- **Stated problem**
Count lines, not occurrences: report how many lines in the records hold the string "LaTeX", and nothing else.

- **Data shown**
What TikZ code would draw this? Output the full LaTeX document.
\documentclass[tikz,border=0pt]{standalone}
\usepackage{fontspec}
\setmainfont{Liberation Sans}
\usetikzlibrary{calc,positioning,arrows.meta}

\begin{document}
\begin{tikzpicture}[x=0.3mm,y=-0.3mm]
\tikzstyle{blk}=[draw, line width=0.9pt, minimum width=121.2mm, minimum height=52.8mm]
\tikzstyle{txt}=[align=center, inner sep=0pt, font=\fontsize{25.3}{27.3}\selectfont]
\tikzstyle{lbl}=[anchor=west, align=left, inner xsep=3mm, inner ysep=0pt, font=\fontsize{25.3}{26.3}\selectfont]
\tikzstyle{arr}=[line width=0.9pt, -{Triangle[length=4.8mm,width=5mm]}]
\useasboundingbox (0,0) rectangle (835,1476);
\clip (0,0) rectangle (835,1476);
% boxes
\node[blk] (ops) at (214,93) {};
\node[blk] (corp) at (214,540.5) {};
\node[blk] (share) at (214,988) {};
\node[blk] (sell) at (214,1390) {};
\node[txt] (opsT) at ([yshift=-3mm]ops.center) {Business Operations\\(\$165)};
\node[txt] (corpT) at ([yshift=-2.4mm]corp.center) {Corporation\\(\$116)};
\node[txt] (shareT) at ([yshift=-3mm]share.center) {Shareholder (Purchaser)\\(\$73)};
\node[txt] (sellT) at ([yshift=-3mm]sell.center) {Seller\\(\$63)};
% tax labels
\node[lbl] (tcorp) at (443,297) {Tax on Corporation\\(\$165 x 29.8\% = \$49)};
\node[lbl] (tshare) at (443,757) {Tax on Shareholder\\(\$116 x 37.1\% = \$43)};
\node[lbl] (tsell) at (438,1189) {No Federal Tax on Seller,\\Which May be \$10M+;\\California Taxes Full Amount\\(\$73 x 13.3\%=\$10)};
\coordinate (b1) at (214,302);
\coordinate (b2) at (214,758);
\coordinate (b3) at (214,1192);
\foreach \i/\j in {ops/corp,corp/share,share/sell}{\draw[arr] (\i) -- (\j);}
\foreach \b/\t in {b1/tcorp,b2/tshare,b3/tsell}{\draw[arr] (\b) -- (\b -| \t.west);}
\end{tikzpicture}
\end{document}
...
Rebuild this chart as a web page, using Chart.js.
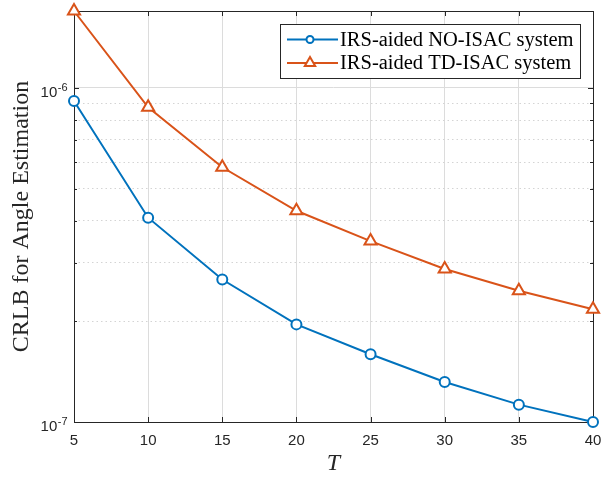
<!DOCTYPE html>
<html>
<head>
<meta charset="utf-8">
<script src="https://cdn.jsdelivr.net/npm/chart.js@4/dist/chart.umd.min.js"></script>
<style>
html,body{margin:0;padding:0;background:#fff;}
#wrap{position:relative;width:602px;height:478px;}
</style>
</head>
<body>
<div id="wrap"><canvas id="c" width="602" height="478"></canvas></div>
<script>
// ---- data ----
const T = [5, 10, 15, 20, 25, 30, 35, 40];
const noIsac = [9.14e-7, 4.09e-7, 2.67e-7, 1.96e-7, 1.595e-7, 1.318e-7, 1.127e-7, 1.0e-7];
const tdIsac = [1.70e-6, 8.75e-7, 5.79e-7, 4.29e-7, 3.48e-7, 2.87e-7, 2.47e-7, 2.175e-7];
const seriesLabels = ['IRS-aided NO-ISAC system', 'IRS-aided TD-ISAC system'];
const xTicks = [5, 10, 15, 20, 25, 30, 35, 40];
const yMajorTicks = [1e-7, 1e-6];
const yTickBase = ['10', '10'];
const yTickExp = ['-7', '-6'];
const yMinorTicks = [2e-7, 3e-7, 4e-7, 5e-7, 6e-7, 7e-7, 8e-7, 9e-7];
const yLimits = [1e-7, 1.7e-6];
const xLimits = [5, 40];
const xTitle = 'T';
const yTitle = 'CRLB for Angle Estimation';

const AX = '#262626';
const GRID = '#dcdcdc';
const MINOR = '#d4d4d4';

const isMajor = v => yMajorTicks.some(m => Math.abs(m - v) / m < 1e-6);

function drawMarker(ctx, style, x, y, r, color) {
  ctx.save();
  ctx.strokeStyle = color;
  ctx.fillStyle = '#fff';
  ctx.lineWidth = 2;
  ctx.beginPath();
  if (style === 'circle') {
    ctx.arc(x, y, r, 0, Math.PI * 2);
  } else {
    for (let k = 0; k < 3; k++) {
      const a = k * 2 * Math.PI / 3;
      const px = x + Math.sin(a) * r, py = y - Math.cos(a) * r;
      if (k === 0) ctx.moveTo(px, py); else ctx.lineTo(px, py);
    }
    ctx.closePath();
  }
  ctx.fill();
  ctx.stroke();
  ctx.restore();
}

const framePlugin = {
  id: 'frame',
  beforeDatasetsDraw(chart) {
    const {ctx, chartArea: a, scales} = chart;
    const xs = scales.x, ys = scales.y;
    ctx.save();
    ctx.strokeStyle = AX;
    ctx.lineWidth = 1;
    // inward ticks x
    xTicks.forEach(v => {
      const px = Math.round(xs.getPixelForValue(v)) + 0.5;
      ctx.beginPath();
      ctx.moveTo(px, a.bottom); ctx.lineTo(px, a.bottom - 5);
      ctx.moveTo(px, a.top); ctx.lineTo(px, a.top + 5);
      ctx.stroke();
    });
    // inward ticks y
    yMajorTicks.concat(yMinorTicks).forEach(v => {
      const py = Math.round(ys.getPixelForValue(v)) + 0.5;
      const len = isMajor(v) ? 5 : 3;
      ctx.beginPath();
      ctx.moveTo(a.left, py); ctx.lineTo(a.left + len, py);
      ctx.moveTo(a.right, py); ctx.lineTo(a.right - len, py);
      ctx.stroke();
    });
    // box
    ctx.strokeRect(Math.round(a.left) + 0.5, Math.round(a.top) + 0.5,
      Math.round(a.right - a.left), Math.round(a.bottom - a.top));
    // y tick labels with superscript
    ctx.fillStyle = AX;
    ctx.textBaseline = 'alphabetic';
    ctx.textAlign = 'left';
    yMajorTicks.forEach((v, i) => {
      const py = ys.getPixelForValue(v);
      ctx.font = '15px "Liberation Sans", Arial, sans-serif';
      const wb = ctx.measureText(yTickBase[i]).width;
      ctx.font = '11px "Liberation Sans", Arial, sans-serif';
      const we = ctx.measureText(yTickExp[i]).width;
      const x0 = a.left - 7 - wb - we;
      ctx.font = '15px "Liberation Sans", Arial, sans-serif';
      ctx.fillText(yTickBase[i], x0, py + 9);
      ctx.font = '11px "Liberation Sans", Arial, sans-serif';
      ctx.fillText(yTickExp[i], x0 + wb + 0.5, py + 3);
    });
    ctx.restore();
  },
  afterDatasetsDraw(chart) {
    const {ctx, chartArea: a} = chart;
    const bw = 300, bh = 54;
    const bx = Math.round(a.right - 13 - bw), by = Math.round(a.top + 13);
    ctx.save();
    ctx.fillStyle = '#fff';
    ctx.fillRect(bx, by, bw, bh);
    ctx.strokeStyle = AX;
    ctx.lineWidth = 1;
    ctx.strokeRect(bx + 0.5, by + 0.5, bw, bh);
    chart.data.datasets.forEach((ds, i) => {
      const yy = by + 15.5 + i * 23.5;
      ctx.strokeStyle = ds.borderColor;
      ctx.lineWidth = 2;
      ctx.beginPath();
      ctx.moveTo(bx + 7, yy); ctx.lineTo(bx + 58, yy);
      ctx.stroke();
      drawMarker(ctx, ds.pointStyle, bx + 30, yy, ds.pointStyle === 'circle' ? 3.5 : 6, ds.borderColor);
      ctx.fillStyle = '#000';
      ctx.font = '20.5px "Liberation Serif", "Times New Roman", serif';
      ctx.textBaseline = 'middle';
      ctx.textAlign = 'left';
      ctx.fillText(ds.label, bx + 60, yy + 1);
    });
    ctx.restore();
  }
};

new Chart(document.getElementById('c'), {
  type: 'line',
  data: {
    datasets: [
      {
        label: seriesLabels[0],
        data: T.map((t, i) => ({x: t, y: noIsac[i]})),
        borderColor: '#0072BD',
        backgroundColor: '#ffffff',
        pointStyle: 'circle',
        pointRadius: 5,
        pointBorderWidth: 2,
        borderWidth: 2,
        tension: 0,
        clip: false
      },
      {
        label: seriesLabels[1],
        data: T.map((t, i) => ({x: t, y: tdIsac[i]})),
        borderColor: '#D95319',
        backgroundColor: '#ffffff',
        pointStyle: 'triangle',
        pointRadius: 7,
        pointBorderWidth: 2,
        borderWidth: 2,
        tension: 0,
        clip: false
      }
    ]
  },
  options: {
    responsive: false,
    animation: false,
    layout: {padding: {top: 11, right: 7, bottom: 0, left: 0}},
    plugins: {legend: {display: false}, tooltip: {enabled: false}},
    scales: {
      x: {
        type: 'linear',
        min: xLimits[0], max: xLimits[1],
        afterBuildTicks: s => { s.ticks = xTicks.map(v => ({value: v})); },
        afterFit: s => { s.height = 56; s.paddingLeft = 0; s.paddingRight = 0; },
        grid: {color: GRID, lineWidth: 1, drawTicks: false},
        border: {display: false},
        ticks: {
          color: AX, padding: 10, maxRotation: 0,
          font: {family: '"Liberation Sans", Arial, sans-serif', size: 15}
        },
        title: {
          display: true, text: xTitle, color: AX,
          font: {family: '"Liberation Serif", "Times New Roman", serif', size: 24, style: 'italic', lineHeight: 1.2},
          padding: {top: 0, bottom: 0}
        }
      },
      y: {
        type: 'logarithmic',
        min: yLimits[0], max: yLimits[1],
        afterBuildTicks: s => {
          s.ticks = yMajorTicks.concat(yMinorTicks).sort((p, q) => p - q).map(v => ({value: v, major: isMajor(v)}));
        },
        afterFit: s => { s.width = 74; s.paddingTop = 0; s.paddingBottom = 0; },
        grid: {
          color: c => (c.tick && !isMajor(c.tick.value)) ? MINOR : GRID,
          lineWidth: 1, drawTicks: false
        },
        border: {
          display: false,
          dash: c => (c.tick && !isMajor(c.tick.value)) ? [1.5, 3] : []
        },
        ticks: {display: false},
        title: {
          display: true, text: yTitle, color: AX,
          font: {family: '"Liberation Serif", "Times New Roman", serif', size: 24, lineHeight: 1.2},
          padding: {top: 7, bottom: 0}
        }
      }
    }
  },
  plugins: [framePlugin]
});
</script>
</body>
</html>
...
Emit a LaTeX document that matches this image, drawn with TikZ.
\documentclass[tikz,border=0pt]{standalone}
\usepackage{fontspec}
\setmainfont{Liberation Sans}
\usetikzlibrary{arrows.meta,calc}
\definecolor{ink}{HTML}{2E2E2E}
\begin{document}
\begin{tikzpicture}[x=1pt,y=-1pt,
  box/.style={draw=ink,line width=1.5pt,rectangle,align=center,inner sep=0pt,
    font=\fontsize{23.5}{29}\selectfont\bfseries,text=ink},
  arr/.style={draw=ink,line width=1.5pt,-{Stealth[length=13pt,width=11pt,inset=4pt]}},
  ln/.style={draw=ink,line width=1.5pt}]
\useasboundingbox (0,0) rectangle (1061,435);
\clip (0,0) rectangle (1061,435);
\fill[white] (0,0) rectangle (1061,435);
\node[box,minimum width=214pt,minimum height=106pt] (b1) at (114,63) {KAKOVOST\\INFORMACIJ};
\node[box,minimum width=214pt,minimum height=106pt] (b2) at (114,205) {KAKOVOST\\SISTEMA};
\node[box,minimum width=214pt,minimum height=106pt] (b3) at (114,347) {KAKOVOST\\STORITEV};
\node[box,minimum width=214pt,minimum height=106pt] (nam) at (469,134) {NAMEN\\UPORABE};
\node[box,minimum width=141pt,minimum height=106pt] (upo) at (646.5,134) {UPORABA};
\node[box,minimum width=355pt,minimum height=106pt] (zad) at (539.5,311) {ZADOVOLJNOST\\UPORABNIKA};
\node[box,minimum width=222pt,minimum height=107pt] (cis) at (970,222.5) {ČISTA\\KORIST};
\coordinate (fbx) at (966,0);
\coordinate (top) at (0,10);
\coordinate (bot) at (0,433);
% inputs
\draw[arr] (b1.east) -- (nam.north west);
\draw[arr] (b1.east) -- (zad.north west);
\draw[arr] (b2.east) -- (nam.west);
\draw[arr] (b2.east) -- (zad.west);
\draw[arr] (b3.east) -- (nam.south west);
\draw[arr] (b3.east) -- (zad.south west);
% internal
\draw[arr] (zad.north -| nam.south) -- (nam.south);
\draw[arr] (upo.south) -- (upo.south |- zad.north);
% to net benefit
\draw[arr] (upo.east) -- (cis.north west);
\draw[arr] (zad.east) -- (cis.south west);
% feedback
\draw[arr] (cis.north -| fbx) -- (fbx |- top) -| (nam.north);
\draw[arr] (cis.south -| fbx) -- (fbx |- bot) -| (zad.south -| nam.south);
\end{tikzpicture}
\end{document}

- **Output of the task**
2